**Given problem**: Repeat exactly the lines of the entries below from the one with "Recreate this image" through the one with "fig = go.Figure()", both ends included, and nothing else.

**Task material**:
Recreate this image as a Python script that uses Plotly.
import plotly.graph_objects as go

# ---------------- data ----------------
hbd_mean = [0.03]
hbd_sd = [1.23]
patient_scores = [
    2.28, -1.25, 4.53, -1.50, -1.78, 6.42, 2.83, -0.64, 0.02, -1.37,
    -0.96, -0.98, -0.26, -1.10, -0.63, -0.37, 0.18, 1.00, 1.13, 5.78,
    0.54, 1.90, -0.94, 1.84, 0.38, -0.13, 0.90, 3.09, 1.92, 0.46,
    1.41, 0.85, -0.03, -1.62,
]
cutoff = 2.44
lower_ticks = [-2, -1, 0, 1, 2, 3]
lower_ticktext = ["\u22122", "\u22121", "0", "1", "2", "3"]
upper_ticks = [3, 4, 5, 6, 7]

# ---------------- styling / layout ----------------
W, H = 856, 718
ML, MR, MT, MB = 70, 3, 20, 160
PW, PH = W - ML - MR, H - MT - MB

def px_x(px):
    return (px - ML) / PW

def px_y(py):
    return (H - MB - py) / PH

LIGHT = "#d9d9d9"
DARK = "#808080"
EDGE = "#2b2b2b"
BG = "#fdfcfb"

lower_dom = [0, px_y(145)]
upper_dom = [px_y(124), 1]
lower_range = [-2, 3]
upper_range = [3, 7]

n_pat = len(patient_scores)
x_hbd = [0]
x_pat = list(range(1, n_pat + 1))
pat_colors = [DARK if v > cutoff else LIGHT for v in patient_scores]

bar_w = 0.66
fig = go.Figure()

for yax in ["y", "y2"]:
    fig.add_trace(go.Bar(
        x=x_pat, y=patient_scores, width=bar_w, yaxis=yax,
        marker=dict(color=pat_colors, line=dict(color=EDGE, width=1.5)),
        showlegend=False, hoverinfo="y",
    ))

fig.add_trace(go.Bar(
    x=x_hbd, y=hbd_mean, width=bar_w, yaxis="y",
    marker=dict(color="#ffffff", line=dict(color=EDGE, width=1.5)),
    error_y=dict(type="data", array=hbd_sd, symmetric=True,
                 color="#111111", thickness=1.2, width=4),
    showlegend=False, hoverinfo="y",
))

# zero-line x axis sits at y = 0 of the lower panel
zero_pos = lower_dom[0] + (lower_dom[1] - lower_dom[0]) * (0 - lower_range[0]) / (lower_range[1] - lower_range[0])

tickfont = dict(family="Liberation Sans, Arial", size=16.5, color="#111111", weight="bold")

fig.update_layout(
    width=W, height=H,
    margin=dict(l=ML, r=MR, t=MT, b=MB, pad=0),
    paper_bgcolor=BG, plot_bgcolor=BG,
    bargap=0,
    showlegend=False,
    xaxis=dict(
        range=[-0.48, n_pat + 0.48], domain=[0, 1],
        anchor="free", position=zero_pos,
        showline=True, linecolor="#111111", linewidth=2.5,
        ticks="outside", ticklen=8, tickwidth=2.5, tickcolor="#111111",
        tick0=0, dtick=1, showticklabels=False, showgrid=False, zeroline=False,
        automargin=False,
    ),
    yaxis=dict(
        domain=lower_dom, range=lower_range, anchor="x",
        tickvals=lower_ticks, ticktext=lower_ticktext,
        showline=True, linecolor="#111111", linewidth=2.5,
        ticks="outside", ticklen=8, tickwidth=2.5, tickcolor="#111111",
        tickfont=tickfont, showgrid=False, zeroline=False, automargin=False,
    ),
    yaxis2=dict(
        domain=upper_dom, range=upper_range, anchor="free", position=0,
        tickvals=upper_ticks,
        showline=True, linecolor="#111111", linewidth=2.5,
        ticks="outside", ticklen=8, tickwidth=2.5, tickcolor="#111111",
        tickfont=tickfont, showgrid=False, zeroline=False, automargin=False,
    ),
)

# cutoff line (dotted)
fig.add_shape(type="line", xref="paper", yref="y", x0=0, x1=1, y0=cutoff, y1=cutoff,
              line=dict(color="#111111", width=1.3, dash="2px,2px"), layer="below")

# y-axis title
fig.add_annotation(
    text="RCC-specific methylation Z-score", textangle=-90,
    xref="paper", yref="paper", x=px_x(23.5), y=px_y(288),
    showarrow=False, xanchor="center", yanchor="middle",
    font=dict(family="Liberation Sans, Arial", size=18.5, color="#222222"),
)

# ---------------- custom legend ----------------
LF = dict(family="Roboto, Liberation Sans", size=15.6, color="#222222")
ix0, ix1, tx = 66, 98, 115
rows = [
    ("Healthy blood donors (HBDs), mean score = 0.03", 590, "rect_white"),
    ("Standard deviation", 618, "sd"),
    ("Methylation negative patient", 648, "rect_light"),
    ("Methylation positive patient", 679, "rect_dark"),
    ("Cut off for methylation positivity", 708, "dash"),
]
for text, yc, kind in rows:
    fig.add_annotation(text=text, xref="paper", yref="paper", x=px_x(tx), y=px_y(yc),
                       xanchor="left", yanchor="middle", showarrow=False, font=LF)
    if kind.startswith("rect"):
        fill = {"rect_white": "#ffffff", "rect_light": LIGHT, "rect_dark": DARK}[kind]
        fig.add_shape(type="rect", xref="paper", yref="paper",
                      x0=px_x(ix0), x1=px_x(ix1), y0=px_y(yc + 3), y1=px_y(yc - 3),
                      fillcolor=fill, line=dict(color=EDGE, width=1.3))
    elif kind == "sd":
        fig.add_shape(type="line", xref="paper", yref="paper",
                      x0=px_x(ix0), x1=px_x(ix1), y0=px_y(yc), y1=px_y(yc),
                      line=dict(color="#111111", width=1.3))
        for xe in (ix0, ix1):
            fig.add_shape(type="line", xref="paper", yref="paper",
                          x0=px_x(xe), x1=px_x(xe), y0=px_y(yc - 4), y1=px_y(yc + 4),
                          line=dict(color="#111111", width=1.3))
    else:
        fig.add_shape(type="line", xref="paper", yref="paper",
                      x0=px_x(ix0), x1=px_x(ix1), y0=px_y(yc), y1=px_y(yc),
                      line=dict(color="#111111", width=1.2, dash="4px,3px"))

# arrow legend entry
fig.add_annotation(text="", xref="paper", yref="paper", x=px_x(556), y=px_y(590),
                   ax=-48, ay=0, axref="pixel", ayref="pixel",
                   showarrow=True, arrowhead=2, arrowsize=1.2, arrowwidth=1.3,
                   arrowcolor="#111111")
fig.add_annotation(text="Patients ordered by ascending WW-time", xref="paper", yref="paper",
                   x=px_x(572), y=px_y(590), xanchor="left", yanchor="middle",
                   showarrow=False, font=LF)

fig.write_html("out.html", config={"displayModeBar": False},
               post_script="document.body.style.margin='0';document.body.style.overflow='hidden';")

* * *

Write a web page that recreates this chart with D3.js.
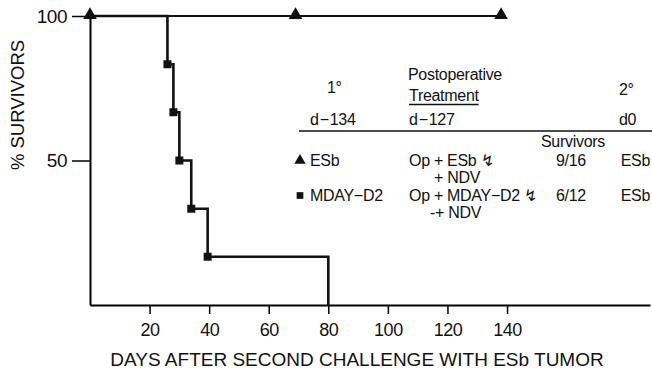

**Response to the task**:
Recreate this image as a Python script that uses Plotly.
import plotly.graph_objects as go

# ---------------- data ----------------
hbd_mean = [0.03]
hbd_sd = [1.23]
patient_scores = [
    2.28, -1.25, 4.53, -1.50, -1.78, 6.42, 2.83, -0.64, 0.02, -1.37,
    -0.96, -0.98, -0.26, -1.10, -0.63, -0.37, 0.18, 1.00, 1.13, 5.78,
    0.54, 1.90, -0.94, 1.84, 0.38, -0.13, 0.90, 3.09, 1.92, 0.46,
    1.41, 0.85, -0.03, -1.62,
]
cutoff = 2.44
lower_ticks = [-2, -1, 0, 1, 2, 3]
lower_ticktext = ["\u22122", "\u22121", "0", "1", "2", "3"]
upper_ticks = [3, 4, 5, 6, 7]

# ---------------- styling / layout ----------------
W, H = 856, 718
ML, MR, MT, MB = 70, 3, 20, 160
PW, PH = W - ML - MR, H - MT - MB

def px_x(px):
    return (px - ML) / PW

def px_y(py):
    return (H - MB - py) / PH

LIGHT = "#d9d9d9"
DARK = "#808080"
EDGE = "#2b2b2b"
BG = "#fdfcfb"

lower_dom = [0, px_y(145)]
upper_dom = [px_y(124), 1]
lower_range = [-2, 3]
upper_range = [3, 7]

n_pat = len(patient_scores)
x_hbd = [0]
x_pat = list(range(1, n_pat + 1))
pat_colors = [DARK if v > cutoff else LIGHT for v in patient_scores]

bar_w = 0.66
fig = go.Figure()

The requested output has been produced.